— start DATA PROVIDED —
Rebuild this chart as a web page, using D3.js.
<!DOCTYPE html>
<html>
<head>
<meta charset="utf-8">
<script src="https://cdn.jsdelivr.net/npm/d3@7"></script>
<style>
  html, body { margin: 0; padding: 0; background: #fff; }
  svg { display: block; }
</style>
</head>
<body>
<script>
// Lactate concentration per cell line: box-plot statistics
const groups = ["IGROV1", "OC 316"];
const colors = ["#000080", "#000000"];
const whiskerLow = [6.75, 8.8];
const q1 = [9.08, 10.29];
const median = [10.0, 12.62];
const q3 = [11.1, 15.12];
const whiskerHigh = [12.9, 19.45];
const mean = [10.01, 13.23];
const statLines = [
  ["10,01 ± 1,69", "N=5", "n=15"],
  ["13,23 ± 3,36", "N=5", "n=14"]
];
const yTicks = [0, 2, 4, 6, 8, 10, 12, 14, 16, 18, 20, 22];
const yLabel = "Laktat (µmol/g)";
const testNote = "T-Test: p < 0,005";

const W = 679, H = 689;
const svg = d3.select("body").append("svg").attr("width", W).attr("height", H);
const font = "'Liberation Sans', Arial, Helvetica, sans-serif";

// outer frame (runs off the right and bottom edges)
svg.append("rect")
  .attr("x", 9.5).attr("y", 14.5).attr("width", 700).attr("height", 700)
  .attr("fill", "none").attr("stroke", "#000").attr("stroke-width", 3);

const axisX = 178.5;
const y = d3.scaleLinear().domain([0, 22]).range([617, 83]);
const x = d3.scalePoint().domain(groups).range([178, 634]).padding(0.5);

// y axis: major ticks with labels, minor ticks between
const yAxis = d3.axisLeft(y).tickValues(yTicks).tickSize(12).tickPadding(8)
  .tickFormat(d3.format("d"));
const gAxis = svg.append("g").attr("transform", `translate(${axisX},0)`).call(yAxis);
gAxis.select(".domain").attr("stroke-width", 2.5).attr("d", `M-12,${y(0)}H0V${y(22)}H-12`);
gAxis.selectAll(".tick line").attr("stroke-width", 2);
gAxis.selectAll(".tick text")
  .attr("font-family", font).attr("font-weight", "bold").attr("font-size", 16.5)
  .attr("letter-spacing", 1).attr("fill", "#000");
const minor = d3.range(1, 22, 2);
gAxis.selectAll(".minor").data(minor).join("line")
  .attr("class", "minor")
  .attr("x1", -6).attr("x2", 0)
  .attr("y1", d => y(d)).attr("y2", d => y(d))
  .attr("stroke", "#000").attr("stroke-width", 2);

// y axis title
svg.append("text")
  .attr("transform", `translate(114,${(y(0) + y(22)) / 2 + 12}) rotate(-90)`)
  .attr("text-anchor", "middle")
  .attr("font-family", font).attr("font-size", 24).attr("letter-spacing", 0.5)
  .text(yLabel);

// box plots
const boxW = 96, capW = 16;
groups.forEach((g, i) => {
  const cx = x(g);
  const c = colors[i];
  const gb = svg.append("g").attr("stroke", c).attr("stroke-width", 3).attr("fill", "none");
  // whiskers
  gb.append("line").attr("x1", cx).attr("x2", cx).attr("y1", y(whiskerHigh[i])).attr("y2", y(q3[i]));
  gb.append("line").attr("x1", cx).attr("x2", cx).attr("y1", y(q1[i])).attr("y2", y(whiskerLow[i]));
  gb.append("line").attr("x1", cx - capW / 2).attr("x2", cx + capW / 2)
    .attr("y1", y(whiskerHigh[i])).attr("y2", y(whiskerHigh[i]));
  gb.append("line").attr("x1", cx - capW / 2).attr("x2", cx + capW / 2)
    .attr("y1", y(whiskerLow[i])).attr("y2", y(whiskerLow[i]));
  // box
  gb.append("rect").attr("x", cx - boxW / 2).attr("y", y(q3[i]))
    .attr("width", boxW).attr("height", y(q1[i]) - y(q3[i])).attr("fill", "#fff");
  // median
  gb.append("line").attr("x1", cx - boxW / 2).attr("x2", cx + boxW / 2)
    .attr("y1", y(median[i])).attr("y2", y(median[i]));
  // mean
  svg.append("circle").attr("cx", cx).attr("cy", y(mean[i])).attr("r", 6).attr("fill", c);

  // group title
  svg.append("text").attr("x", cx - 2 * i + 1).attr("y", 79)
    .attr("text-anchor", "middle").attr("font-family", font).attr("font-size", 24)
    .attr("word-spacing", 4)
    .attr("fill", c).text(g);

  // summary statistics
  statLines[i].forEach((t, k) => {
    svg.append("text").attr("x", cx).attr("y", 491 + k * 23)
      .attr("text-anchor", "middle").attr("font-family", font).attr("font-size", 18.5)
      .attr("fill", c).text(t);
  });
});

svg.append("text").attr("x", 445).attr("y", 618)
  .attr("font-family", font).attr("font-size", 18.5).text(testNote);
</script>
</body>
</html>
— end DATA PROVIDED —
- **WHAT IS BEING ASKED**
Copy out all of the data exactly, leaving nothing out.

- **OUTPUT**
Rebuild this chart as a web page, using D3.js.
<!DOCTYPE html>
<html>
<head>
<meta charset="utf-8">
<script src="https://cdn.jsdelivr.net/npm/d3@7"></script>
<style>
  html, body { margin: 0; padding: 0; background: #fff; }
  svg { display: block; }
</style>
</head>
<body>
<script>
// Lactate concentration per cell line: box-plot statistics
const groups = ["IGROV1", "OC 316"];
const colors = ["#000080", "#000000"];
const whiskerLow = [6.75, 8.8];
const q1 = [9.08, 10.29];
const median = [10.0, 12.62];
const q3 = [11.1, 15.12];
const whiskerHigh = [12.9, 19.45];
const mean = [10.01, 13.23];
const statLines = [
  ["10,01 ± 1,69", "N=5", "n=15"],
  ["13,23 ± 3,36", "N=5", "n=14"]
];
const yTicks = [0, 2, 4, 6, 8, 10, 12, 14, 16, 18, 20, 22];
const yLabel = "Laktat (µmol/g)";
const testNote = "T-Test: p < 0,005";

const W = 679, H = 689;
const svg = d3.select("body").append("svg").attr("width", W).attr("height", H);
const font = "'Liberation Sans', Arial, Helvetica, sans-serif";

// outer frame (runs off the right and bottom edges)
svg.append("rect")
  .attr("x", 9.5).attr("y", 14.5).attr("width", 700).attr("height", 700)
  .attr("fill", "none").attr("stroke", "#000").attr("stroke-width", 3);

const axisX = 178.5;
const y = d3.scaleLinear().domain([0, 22]).range([617, 83]);
const x = d3.scalePoint().domain(groups).range([178, 634]).padding(0.5);

// y axis: major ticks with labels, minor ticks between
const yAxis = d3.axisLeft(y).tickValues(yTicks).tickSize(12).tickPadding(8)
  .tickFormat(d3.format("d"));
const gAxis = svg.append("g").attr("transform", `translate(${axisX},0)`).call(yAxis);
gAxis.select(".domain").attr("stroke-width", 2.5).attr("d", `M-12,${y(0)}H0V${y(22)}H-12`);
gAxis.selectAll(".tick line").attr("stroke-width", 2);
gAxis.selectAll(".tick text")
  .attr("font-family", font).attr("font-weight", "bold").attr("font-size", 16.5)
  .attr("letter-spacing", 1).attr("fill", "#000");
const minor = d3.range(1, 22, 2);
gAxis.selectAll(".minor").data(minor).join("line")
  .attr("class", "minor")
  .attr("x1", -6).attr("x2", 0)
  .attr("y1", d => y(d)).attr("y2", d => y(d))
  .attr("stroke", "#000").attr("stroke-width", 2);

// y axis title
svg.append("text")
  .attr("transform", `translate(114,${(y(0) + y(22)) / 2 + 12}) rotate(-90)`)
  .attr("text-anchor", "middle")
  .attr("font-family", font).attr("font-size", 24).attr("letter-spacing", 0.5)
  .text(yLabel);

// box plots
const boxW = 96, capW = 16;
groups.forEach((g, i) => {
  const cx = x(g);
  const c = colors[i];
  const gb = svg.append("g").attr("stroke", c).attr("stroke-width", 3).attr("fill", "none");
  // whiskers
  gb.append("line").attr("x1", cx).attr("x2", cx).attr("y1", y(whiskerHigh[i])).attr("y2", y(q3[i]));
  gb.append("line").attr("x1", cx).attr("x2", cx).attr("y1", y(q1[i])).attr("y2", y(whiskerLow[i]));
  gb.append("line").attr("x1", cx - capW / 2).attr("x2", cx + capW / 2)
    .attr("y1", y(whiskerHigh[i])).attr("y2", y(whiskerHigh[i]));
  gb.append("line").attr("x1", cx - capW / 2).attr("x2", cx + capW / 2)
    .attr("y1", y(whiskerLow[i])).attr("y2", y(whiskerLow[i]));
  // box
  gb.append("rect").attr("x", cx - boxW / 2).attr("y", y(q3[i]))
    .attr("width", boxW).attr("height", y(q1[i]) - y(q3[i])).attr("fill", "#fff");
  // median
  gb.append("line").attr("x1", cx - boxW / 2).attr("x2", cx + boxW / 2)
    .attr("y1", y(median[i])).attr("y2", y(median[i]));
  // mean
  svg.append("circle").attr("cx", cx).attr("cy", y(mean[i])).attr("r", 6).attr("fill", c);

  // group title
  svg.append("text").attr("x", cx - 2 * i + 1).attr("y", 79)
    .attr("text-anchor", "middle").attr("font-family", font).attr("font-size", 24)
    .attr("word-spacing", 4)
    .attr("fill", c).text(g);

  // summary statistics
  statLines[i].forEach((t, k) => {
    svg.append("text").attr("x", cx).attr("y", 491 + k * 23)
      .attr("text-anchor", "middle").attr("font-family", font).attr("font-size", 18.5)
      .attr("fill", c).text(t);
  });
});

svg.append("text").attr("x", 445).attr("y", 618)
  .attr("font-family", font).attr("font-size", 18.5).text(testNote);
</script>
</body>
</html>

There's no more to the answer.